Request:
Repeat the lines below exactly as they appear, but leave out the images.

Material for this exercise:
----
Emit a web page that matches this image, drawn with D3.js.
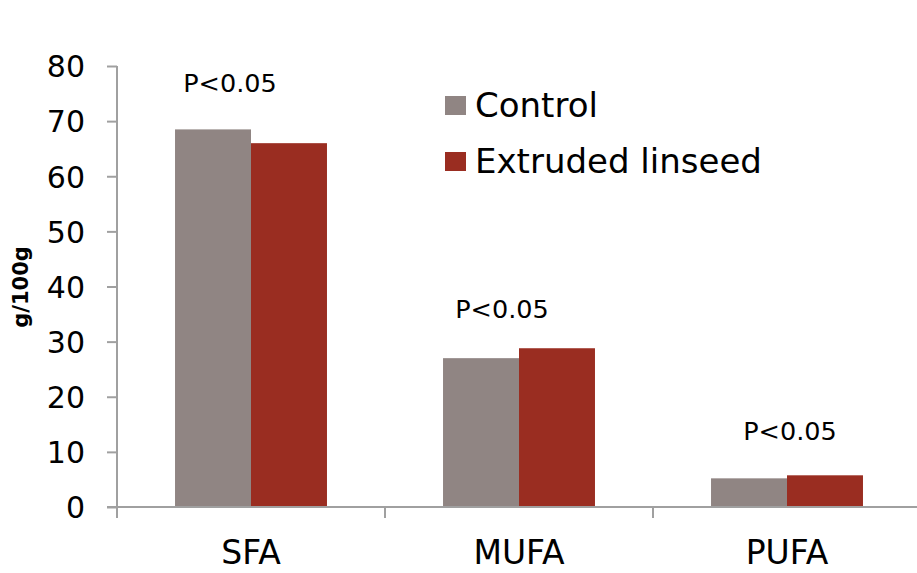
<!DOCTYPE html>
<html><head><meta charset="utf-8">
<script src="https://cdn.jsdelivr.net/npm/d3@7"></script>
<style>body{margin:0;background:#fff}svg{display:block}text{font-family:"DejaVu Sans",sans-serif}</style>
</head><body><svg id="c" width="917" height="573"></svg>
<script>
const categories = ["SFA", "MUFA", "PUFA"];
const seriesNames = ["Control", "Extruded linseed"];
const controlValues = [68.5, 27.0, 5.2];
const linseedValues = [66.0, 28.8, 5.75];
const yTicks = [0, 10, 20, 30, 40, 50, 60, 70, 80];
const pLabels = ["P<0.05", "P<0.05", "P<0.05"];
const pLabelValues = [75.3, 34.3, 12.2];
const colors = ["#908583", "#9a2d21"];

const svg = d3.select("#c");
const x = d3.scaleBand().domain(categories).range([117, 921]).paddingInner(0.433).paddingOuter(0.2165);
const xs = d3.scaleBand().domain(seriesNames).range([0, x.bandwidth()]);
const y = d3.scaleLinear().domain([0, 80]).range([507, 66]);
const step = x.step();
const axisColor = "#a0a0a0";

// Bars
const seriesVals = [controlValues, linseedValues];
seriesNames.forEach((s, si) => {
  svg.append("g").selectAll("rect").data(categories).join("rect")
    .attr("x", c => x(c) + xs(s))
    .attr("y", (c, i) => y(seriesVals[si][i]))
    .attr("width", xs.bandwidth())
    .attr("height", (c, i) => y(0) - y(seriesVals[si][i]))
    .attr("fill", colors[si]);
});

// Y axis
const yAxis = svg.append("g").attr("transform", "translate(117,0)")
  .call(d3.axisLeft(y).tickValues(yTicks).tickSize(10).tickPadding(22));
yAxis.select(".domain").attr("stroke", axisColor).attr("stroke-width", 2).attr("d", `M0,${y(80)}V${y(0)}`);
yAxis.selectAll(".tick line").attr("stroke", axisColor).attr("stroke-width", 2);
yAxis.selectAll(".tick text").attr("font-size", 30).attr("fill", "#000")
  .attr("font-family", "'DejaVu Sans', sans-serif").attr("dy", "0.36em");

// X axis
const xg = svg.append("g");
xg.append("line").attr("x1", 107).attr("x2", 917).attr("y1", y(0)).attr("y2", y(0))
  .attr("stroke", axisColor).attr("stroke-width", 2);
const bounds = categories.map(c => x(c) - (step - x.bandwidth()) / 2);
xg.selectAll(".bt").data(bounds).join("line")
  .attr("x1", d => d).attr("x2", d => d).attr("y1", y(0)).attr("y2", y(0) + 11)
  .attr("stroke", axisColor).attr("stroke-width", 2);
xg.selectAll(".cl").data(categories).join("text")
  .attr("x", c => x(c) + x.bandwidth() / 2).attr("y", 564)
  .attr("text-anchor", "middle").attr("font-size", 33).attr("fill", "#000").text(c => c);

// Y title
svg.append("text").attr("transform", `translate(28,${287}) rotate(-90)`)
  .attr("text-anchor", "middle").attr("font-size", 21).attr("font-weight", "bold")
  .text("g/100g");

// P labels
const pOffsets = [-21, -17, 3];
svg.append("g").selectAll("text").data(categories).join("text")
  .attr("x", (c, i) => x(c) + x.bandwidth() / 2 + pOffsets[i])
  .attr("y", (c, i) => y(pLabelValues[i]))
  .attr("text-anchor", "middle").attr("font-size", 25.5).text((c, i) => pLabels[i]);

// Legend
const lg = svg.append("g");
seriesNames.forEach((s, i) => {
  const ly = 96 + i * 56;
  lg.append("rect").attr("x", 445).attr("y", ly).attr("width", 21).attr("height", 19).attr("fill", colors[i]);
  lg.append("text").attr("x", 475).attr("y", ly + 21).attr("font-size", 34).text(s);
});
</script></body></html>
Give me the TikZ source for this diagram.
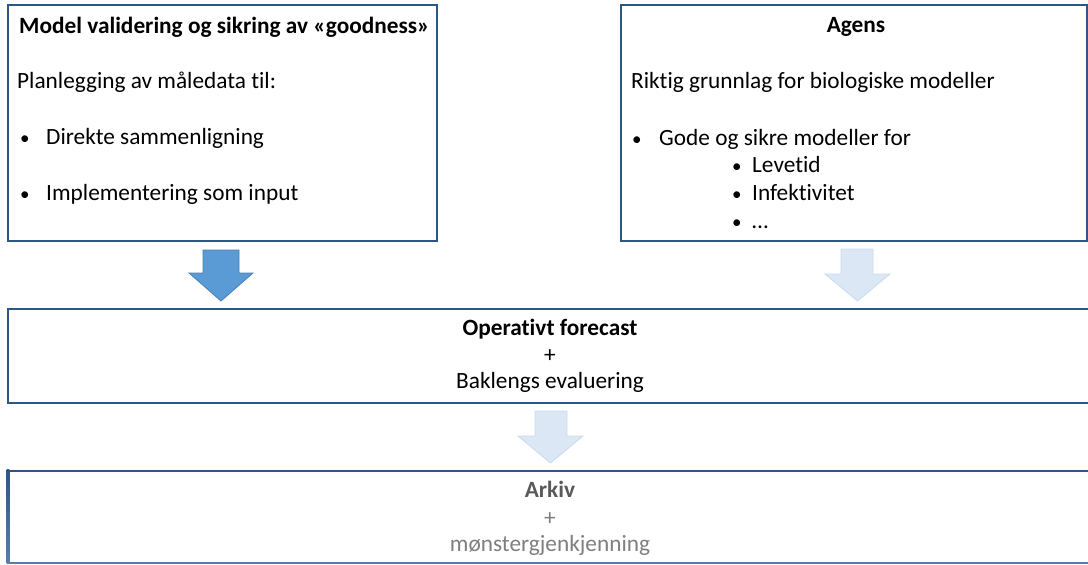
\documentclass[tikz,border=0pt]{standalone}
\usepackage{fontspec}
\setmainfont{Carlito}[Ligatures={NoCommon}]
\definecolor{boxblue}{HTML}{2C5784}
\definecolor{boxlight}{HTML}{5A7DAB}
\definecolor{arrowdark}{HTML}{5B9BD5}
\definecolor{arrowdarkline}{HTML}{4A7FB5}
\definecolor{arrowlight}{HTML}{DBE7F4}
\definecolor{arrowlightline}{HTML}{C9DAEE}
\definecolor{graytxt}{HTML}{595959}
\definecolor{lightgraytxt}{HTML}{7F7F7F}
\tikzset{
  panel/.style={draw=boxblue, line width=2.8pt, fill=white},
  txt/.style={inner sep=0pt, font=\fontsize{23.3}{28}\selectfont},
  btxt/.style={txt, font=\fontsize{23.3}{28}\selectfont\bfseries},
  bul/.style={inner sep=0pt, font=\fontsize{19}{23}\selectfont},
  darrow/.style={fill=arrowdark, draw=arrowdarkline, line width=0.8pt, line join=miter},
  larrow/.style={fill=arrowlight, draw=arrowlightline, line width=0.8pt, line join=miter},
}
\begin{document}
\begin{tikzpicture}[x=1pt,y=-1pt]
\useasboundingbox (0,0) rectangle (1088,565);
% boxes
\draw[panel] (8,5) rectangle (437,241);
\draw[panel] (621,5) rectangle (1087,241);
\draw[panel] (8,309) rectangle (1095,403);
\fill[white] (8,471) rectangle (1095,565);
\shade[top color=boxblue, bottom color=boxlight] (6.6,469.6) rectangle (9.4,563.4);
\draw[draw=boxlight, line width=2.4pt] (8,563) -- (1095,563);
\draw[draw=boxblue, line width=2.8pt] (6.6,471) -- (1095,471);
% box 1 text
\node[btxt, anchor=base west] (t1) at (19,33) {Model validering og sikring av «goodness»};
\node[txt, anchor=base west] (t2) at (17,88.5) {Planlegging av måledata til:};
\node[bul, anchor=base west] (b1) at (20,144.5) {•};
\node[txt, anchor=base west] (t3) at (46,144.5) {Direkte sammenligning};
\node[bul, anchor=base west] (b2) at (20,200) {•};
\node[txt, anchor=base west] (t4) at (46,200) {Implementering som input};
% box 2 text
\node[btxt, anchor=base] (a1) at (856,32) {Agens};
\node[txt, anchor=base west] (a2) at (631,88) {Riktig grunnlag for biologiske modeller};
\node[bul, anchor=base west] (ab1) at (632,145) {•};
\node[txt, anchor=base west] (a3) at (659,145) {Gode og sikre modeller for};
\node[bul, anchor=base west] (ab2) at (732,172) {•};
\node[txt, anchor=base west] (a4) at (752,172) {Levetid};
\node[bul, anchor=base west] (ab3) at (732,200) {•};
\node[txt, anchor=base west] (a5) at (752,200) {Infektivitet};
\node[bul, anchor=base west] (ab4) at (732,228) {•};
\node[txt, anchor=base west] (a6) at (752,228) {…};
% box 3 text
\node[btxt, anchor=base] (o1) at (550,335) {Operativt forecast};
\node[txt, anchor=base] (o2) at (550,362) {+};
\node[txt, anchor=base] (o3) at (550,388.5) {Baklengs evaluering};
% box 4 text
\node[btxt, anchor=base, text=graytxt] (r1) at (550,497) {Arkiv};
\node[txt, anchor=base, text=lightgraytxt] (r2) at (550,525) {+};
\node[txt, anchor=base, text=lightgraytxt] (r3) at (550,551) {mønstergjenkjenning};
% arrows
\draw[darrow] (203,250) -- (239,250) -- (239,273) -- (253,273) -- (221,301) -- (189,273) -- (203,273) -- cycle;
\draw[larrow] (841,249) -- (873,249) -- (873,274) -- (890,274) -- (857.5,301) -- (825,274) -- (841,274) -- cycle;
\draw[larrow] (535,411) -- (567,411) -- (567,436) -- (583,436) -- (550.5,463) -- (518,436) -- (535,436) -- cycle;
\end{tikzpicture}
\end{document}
----
Response to the task:
Emit a web page that matches this image, drawn with D3.js.
<!DOCTYPE html>
<html><head><meta charset="utf-8">
<script src="https://cdn.jsdelivr.net/npm/d3@7"></script>
<style>body{margin:0;background:#fff}svg{display:block}text{font-family:"DejaVu Sans",sans-serif}</style>
</head><body><svg id="c" width="917" height="573"></svg>
<script>
const categories = ["SFA", "MUFA", "PUFA"];
const seriesNames = ["Control", "Extruded linseed"];
const controlValues = [68.5, 27.0, 5.2];
const linseedValues = [66.0, 28.8, 5.75];
const yTicks = [0, 10, 20, 30, 40, 50, 60, 70, 80];
const pLabels = ["P<0.05", "P<0.05", "P<0.05"];
const pLabelValues = [75.3, 34.3, 12.2];
const colors = ["#908583", "#9a2d21"];

const svg = d3.select("#c");
const x = d3.scaleBand().domain(categories).range([117, 921]).paddingInner(0.433).paddingOuter(0.2165);
const xs = d3.scaleBand().domain(seriesNames).range([0, x.bandwidth()]);
const y = d3.scaleLinear().domain([0, 80]).range([507, 66]);
const step = x.step();
const axisColor = "#a0a0a0";

// Bars
const seriesVals = [controlValues, linseedValues];
seriesNames.forEach((s, si) => {
  svg.append("g").selectAll("rect").data(categories).join("rect")
    .attr("x", c => x(c) + xs(s))
    .attr("y", (c, i) => y(seriesVals[si][i]))
    .attr("width", xs.bandwidth())
    .attr("height", (c, i) => y(0) - y(seriesVals[si][i]))
    .attr("fill", colors[si]);
});

// Y axis
const yAxis = svg.append("g").attr("transform", "translate(117,0)")
  .call(d3.axisLeft(y).tickValues(yTicks).tickSize(10).tickPadding(22));
yAxis.select(".domain").attr("stroke", axisColor).attr("stroke-width", 2).attr("d", `M0,${y(80)}V${y(0)}`);
yAxis.selectAll(".tick line").attr("stroke", axisColor).attr("stroke-width", 2);
yAxis.selectAll(".tick text").attr("font-size", 30).attr("fill", "#000")
  .attr("font-family", "'DejaVu Sans', sans-serif").attr("dy", "0.36em");

// X axis
const xg = svg.append("g");
xg.append("line").attr("x1", 107).attr("x2", 917).attr("y1", y(0)).attr("y2", y(0))
  .attr("stroke", axisColor).attr("stroke-width", 2);
const bounds = categories.map(c => x(c) - (step - x.bandwidth()) / 2);
xg.selectAll(".bt").data(bounds).join("line")
  .attr("x1", d => d).attr("x2", d => d).attr("y1", y(0)).attr("y2", y(0) + 11)
  .attr("stroke", axisColor).attr("stroke-width", 2);
xg.selectAll(".cl").data(categories).join("text")
  .attr("x", c => x(c) + x.bandwidth() / 2).attr("y", 564)
  .attr("text-anchor", "middle").attr("font-size", 33).attr("fill", "#000").text(c => c);

// Y title
svg.append("text").attr("transform", `translate(28,${287}) rotate(-90)`)
  .attr("text-anchor", "middle").attr("font-size", 21).attr("font-weight", "bold")
  .text("g/100g");

// P labels
const pOffsets = [-21, -17, 3];
svg.append("g").selectAll("text").data(categories).join("text")
  .attr("x", (c, i) => x(c) + x.bandwidth() / 2 + pOffsets[i])
  .attr("y", (c, i) => y(pLabelValues[i]))
  .attr("text-anchor", "middle").attr("font-size", 25.5).text((c, i) => pLabels[i]);

// Legend
const lg = svg.append("g");
seriesNames.forEach((s, i) => {
  const ly = 96 + i * 56;
  lg.append("rect").attr("x", 445).attr("y", ly).attr("width", 21).attr("height", 19).attr("fill", colors[i]);
  lg.append("text").attr("x", 475).attr("y", ly + 21).attr("font-size", 34).text(s);
});
</script></body></html>
Give me the TikZ source for this diagram.
\documentclass[tikz,border=0pt]{standalone}
\usepackage{fontspec}
\setmainfont{Carlito}[Ligatures={NoCommon}]
\definecolor{boxblue}{HTML}{2C5784}
\definecolor{boxlight}{HTML}{5A7DAB}
\definecolor{arrowdark}{HTML}{5B9BD5}
\definecolor{arrowdarkline}{HTML}{4A7FB5}
\definecolor{arrowlight}{HTML}{DBE7F4}
\definecolor{arrowlightline}{HTML}{C9DAEE}
\definecolor{graytxt}{HTML}{595959}
\definecolor{lightgraytxt}{HTML}{7F7F7F}
\tikzset{
  panel/.style={draw=boxblue, line width=2.8pt, fill=white},
  txt/.style={inner sep=0pt, font=\fontsize{23.3}{28}\selectfont},
  btxt/.style={txt, font=\fontsize{23.3}{28}\selectfont\bfseries},
  bul/.style={inner sep=0pt, font=\fontsize{19}{23}\selectfont},
  darrow/.style={fill=arrowdark, draw=arrowdarkline, line width=0.8pt, line join=miter},
  larrow/.style={fill=arrowlight, draw=arrowlightline, line width=0.8pt, line join=miter},
}
\begin{document}
\begin{tikzpicture}[x=1pt,y=-1pt]
\useasboundingbox (0,0) rectangle (1088,565);
% boxes
\draw[panel] (8,5) rectangle (437,241);
\draw[panel] (621,5) rectangle (1087,241);
\draw[panel] (8,309) rectangle (1095,403);
\fill[white] (8,471) rectangle (1095,565);
\shade[top color=boxblue, bottom color=boxlight] (6.6,469.6) rectangle (9.4,563.4);
\draw[draw=boxlight, line width=2.4pt] (8,563) -- (1095,563);
\draw[draw=boxblue, line width=2.8pt] (6.6,471) -- (1095,471);
% box 1 text
\node[btxt, anchor=base west] (t1) at (19,33) {Model validering og sikring av «goodness»};
\node[txt, anchor=base west] (t2) at (17,88.5) {Planlegging av måledata til:};
\node[bul, anchor=base west] (b1) at (20,144.5) {•};
\node[txt, anchor=base west] (t3) at (46,144.5) {Direkte sammenligning};
\node[bul, anchor=base west] (b2) at (20,200) {•};
\node[txt, anchor=base west] (t4) at (46,200) {Implementering som input};
% box 2 text
\node[btxt, anchor=base] (a1) at (856,32) {Agens};
\node[txt, anchor=base west] (a2) at (631,88) {Riktig grunnlag for biologiske modeller};
\node[bul, anchor=base west] (ab1) at (632,145) {•};
\node[txt, anchor=base west] (a3) at (659,145) {Gode og sikre modeller for};
\node[bul, anchor=base west] (ab2) at (732,172) {•};
\node[txt, anchor=base west] (a4) at (752,172) {Levetid};
\node[bul, anchor=base west] (ab3) at (732,200) {•};
\node[txt, anchor=base west] (a5) at (752,200) {Infektivitet};
\node[bul, anchor=base west] (ab4) at (732,228) {•};
\node[txt, anchor=base west] (a6) at (752,228) {…};
% box 3 text
\node[btxt, anchor=base] (o1) at (550,335) {Operativt forecast};
\node[txt, anchor=base] (o2) at (550,362) {+};
\node[txt, anchor=base] (o3) at (550,388.5) {Baklengs evaluering};
% box 4 text
\node[btxt, anchor=base, text=graytxt] (r1) at (550,497) {Arkiv};
\node[txt, anchor=base, text=lightgraytxt] (r2) at (550,525) {+};
\node[txt, anchor=base, text=lightgraytxt] (r3) at (550,551) {mønstergjenkjenning};
% arrows
\draw[darrow] (203,250) -- (239,250) -- (239,273) -- (253,273) -- (221,301) -- (189,273) -- (203,273) -- cycle;
\draw[larrow] (841,249) -- (873,249) -- (873,274) -- (890,274) -- (857.5,301) -- (825,274) -- (841,274) -- cycle;
\draw[larrow] (535,411) -- (567,411) -- (567,436) -- (583,436) -- (550.5,463) -- (518,436) -- (535,436) -- cycle;
\end{tikzpicture}
\end{document}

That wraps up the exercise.